Tue, Sep 25, 2018 - Page 10 News List

Singapore fines Grab and Uber over SE Asia merger


Singapore yesterday fined ride-hailing firms Grab and Uber Technologies Inc S$13 million (US$9.52 million) for breaking competition rules when they merged, saying that the deal increased fares and threw up roadblocks for competitors.

Singapore-headquartered Grab in March agreed to buy US competitor Uber’s ride-hailing and food business in Southeast Asia, ending a bruising battle between the companies.

In return, Uber received a 27.5 percent stake in Grab.

However the deal came under scrutiny across the region, and the Competition and Consumer Commission of Singapore was among watchdogs in several countries that launched probes.

In the conclusion to its investigation, the commission said it had found the merger had substantially reduced “competition in the ride-hailing platform market in Singapore.”

Grab fares rose between 10 and 15 percent after the deal as the company reduced the number of points earned by riders and made it harder for them to redeem them, it said.
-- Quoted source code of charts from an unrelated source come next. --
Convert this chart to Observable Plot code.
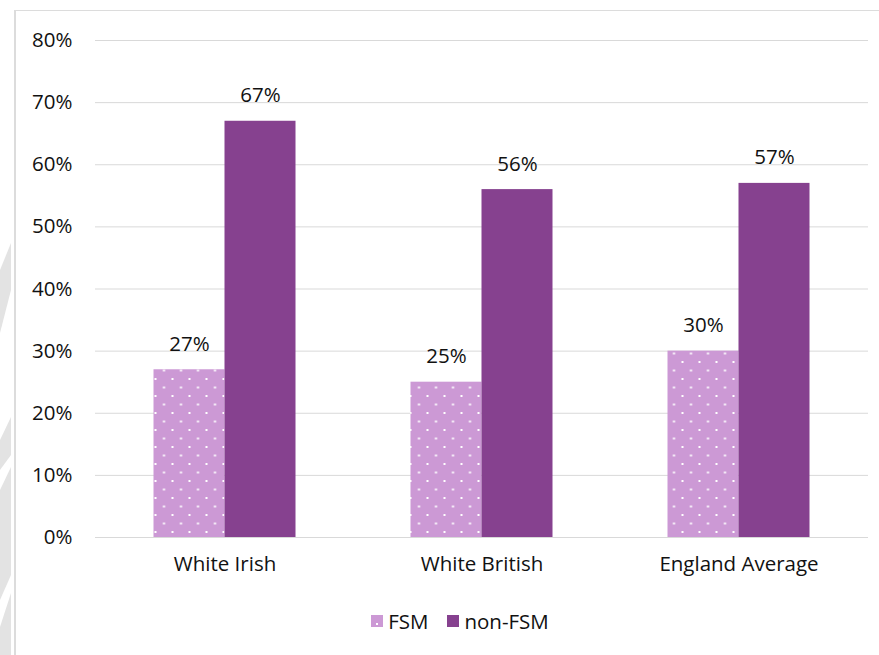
<!DOCTYPE html>
<html>
<head>
<meta charset="utf-8">
<script src="https://cdn.jsdelivr.net/npm/d3@7"></script>
<script src="https://cdn.jsdelivr.net/npm/@observablehq/plot@0.6"></script>
<style>
  html, body { margin: 0; padding: 0; background: #fff; }
  #wrap { position: relative; width: 879px; height: 655px; overflow: hidden; font-family: "Open Sans", sans-serif; }
  #frame { position: absolute; left: 14px; top: 10px; right: -2px; bottom: -2px; border-left: 2px solid #dcdcdc; border-top: 1px solid #dcdcdc; pointer-events: none; }
  #edge { position: absolute; left: 0; top: 0; }
  #legend { display: flex; justify-content: center; align-items: center; padding-left: 41px; margin-top: 21px; height: 20px; font-size: 20.5px; color: #111; }
  #legend .item { display: flex; align-items: center; }
  #legend .item + .item { margin-left: 19px; }
  #legend svg { margin-right: 5px; }
</style>
</head>
<body>
<div id="wrap">
  <svg id="edge" width="14" height="655">
    <!-- light page-edge chevrons -->
    <g fill="#e3e3e3">
      <polygon points="11,243 11,290 0,333 0,270"/>
      <polygon points="11,417 11,455 0,470 0,440"/>
      <polygon points="11,467 11,575 0,600 0,490"/>
      <polygon points="11,593 11,655 0,655 0,627"/>
    </g>
  </svg>
  <div id="chart"></div>
  <div id="legend"></div>
  <div id="frame"></div>
</div>
<script>
// Share of pupils, by group and free-school-meal status
const categories = ["White Irish", "White British", "England Average"];
const seriesNames = ["FSM", "non-FSM"];
const fsmValues = [27, 25, 30];
const nonFsmValues = [67, 56, 57];
const yTicks = [0, 10, 20, 30, 40, 50, 60, 70, 80];

const fsmColor = "#cc99d5";
const nonFsmColor = "#86418f";

const fsmRows = categories.map((c, i) => ({category: c, series: seriesNames[0], value: fsmValues[i]}));
const nonFsmRows = categories.map((c, i) => ({category: c, series: seriesNames[1], value: nonFsmValues[i]}));

const width = 879, height = 590;
const marginLeft = 95, marginRight = 11, marginTop = 40, marginBottom = 53;
const groupStep = (width - marginLeft - marginRight) / categories.length;
const barWidth = 71;
const paddingInner = 1 - barWidth / groupStep;
const half = barWidth / 2;

const pct = d => `${d}%`;

const chart = Plot.plot({
  width, height, marginLeft, marginRight, marginTop, marginBottom,
  style: {fontFamily: "'Open Sans', sans-serif", fontSize: "20.5px", color: "#111", background: "transparent", overflow: "visible"},
  x: {domain: categories, paddingInner, paddingOuter: paddingInner / 2, label: null, tickSize: 0, tickPadding: 19},
  y: {domain: [0, 80], ticks: yTicks, tickFormat: pct, label: null, tickSize: 0, tickPadding: 23},
  marks: [
    Plot.ruleY(yTicks, {stroke: "#d9d9d9", strokeWidth: 1}),
    Plot.barY(fsmRows, {x: "category", y: "value", fill: "url(#fsm-dots)", dx: -half}),
    Plot.barY(nonFsmRows, {x: "category", y: "value", fill: nonFsmColor, dx: half}),
    Plot.text(fsmRows, {x: "category", y: "value", text: d => pct(d.value), dx: -half, dy: -19, lineAnchor: "bottom", fill: "#111"}),
    Plot.text(nonFsmRows, {x: "category", y: "value", text: d => pct(d.value), dx: half, dy: -19, lineAnchor: "bottom", fill: "#111"})
  ]
});

// dotted fill for the FSM bars
const defs = d3.select(chart).insert("defs", ":first-child");
const pat = defs.append("pattern")
  .attr("id", "fsm-dots")
  .attr("patternUnits", "userSpaceOnUse")
  .attr("width", 17).attr("height", 17);
pat.append("rect").attr("width", 17).attr("height", 17).attr("fill", fsmColor);
pat.append("rect").attr("x", 3).attr("y", 4).attr("width", 2).attr("height", 2).attr("fill", "#fff");
pat.append("rect").attr("x", 11.5).attr("y", 12.5).attr("width", 2).attr("height", 2).attr("fill", "#fff");

document.getElementById("chart").appendChild(chart);

// legend
const legend = d3.select("#legend");
const swatches = [
  {name: seriesNames[0], color: fsmColor, dot: true},
  {name: seriesNames[1], color: nonFsmColor, dot: false}
];
for (const s of swatches) {
  const item = legend.append("div").attr("class", "item");
  const sw = item.append("svg").attr("width", 12).attr("height", 12);
  sw.append("rect").attr("width", 12).attr("height", 12).attr("fill", s.color);
  if (s.dot) sw.append("rect").attr("x", 5).attr("y", 8).attr("width", 2).attr("height", 2).attr("fill", "#fff");
  item.append("span").text(s.name);
}
</script>
</body>
</html>
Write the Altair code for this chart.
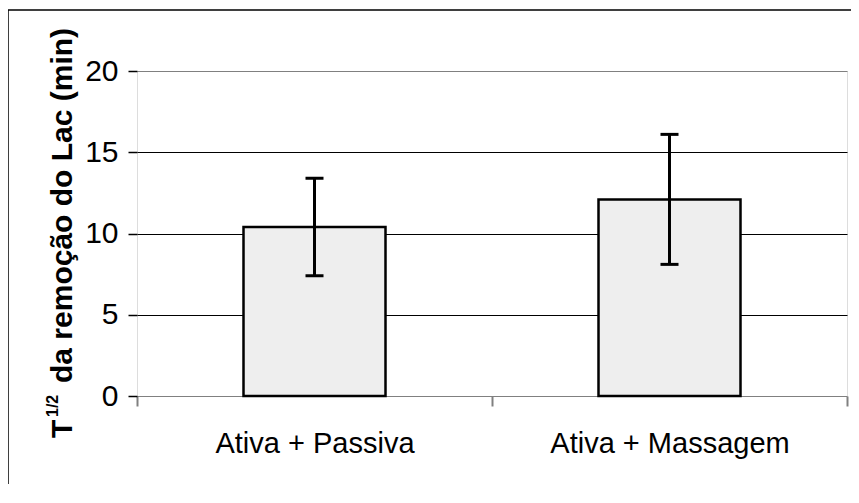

Potential competitors were hampered by exclusivity agreements that Grab forged with taxi companies, car rental partners and some of its drivers, the commission said.

The deals meant that drivers could not work for other companies.

The commission fined Grab S$6.42 million and Uber S$6.58 million “to deter completed, irreversible mergers that harm competition.”

The body also accused Grab and Uber of not getting the commission’s clearance before completing the deal.

In addition to the fines, the commission ordered several measures be implemented to ease fares and allow new players to compete with Grab, including reverting to premerger pricing and allowing Grab drivers to use other ride-hailing platforms.

Grab Singapore country head Lim Kell Jay said that the firm completed the deal “within its legal rights, and still maintains we did not intentionally or negligently breach competition laws.”

The Philippine Competition Commission last month approved the merger, but imposed conditions related to areas including pricing and exclusivity arrangements to prevent Grab from acting like a monopoly.

Malaysian authorities are still examining the deal.